Pengamat Tata Kota Yayat Supriyatna menilai, bentrokan tersebut terjadi karena warga Kampung Pulo gamang, lantaran Pemerintah Provinsi (Pemprov) DKI Jakarta mewajibkan warga membayar uang sewa dari rusun itu per bulan Rp300 ribu.
"Yang menjadi persoalan konflik adalah, warga masih gamang karena rumah mereka tidak dihargai, dan pindah ke tempat baru setiap bulannya harus bayar sewa," ujar Yayat kepada Okezone, Sabtu (22/8/2015).
Yayat mengatakan, para warga tersebut juga takut setelah tinggal di rusun tersebut karena akan banyak pungutan biaya.
"Ini kan nanti kalau disana (rusun) akan banyak embel-embel uang pungutan, uang keamanan, uang kebersihan, bayar air, dan uang-uang lainnya," katanya.

Warga juga melihat rusun tersebut tidak akan menjanjikan penghasilan, karena warga disana umumnya buka rumah makan kecil-kecilan di pinggir jalan, dan bengkel.
"Kalau nanti disana jauh dari pinggir jalan, mereka enggak akan bisa buat apa-apa, buat warung juga sulit, kan letaknya di dalam rumah susun. Makanya mereka binggung takut penghasilanya menghilang," ungkapnya.
Menurut Yayat, Pemprov DKI salah, lantaran setiap bulan menarik iuran pajak dari warga Kampung Pulo tersebut. Padahal, tanah itu milik negara. Untuk itu, dia meminta pajak yang dibayarkan sebaiknya dikembalikan untuk menganti rugi pengusuran tersebut.

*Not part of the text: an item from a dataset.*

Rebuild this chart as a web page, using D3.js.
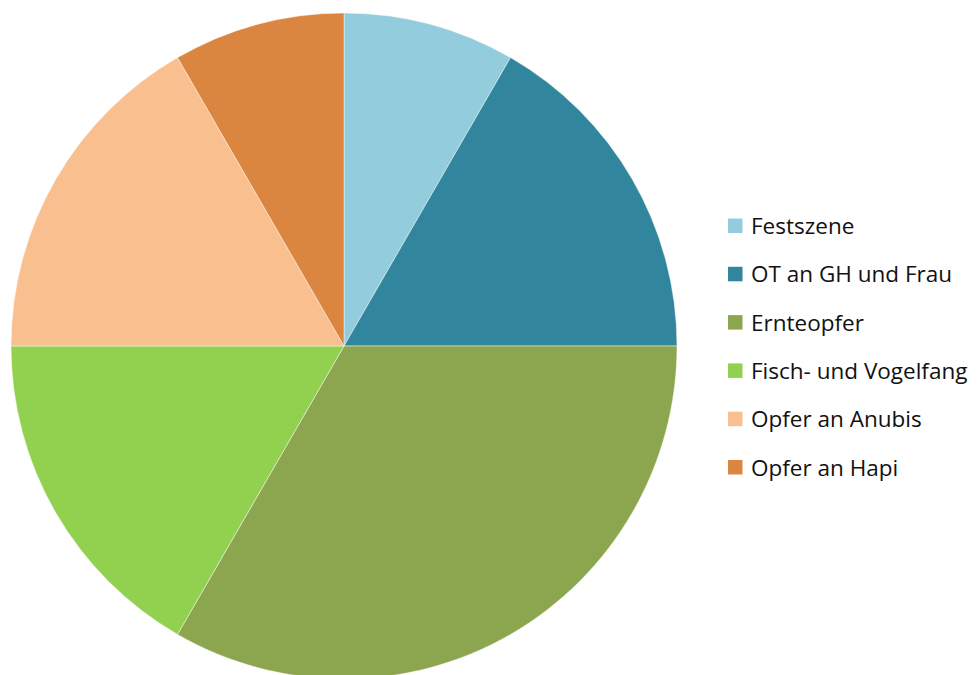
<!DOCTYPE html>
<html>
<head>
<meta charset="utf-8">
<script src="https://cdn.jsdelivr.net/npm/d3@7"></script>
<style>
  html, body { margin: 0; padding: 0; background: #fff; }
  svg { display: block; }
</style>
</head>
<body>
<svg id="chart" width="978" height="675"></svg>
<script>
// Scene categories and their counts
const categories = ["Festszene", "OT an GH und Frau", "Ernteopfer", "Fisch- und Vogelfang", "Opfer an Anubis", "Opfer an Hapi"];
const values = [1, 2, 4, 2, 2, 1];
const colors = ["#93CDDD", "#31859C", "#8BA64F", "#92D050", "#F9BF8F", "#DA8640"];

const svg = d3.select("#chart");
const cx = 344, cy = 346, radius = 333;

const data = categories.map((c, i) => ({ name: c, value: values[i], color: colors[i] }));

const pie = d3.pie().value(d => d.value).sort(null);
const arc = d3.arc().innerRadius(0).outerRadius(radius);

const g = svg.append("g").attr("transform", `translate(${cx},${cy})`);
g.selectAll("path")
  .data(pie(data))
  .join("path")
  .attr("d", arc)
  .attr("fill", d => d.data.color)
  .attr("stroke", "#ffffff")
  .attr("stroke-opacity", 0.6)
  .attr("stroke-width", 0.75);

// Legend
const legend = svg.append("g").attr("transform", "translate(728,218.5)");
const rowH = 48.3;
const items = legend.selectAll("g")
  .data(data)
  .join("g")
  .attr("transform", (d, i) => `translate(0,${i * rowH})`);
items.append("rect")
  .attr("width", 14.5).attr("height", 14.5)
  .attr("fill", d => d.color);
items.append("text")
  .attr("x", 23).attr("y", 15.5)
  .attr("font-family", "'Open Sans', 'Noto Sans', sans-serif")
  .attr("font-size", 22.5)
  .attr("fill", "#111")
  .text(d => d.name);
</script>
</body>
</html>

"Karena dia bayar pajak, dan pajaknya kepada negara dan negara menerima pajak dari mereka yang ilegal," pungkasnya.
Sebelum melakukan penggusuran secara paksa, Pemprov DKI sudah beberapa kali bernegosiasi dengan warga, namun, masih saja ada penolakan. Warga yang menolak umumnya mendirikan bangunan di atas tanah negara dan tidak mau direlokasi ke rusun.
Mengetahui penolakan tersebut tidak akan selesai pihak Pemprov DKI pun akhirnya melakukan penggusuran secara paksa. Hingga akhirnya berujung bentrok dengan warga Kampung Pulo.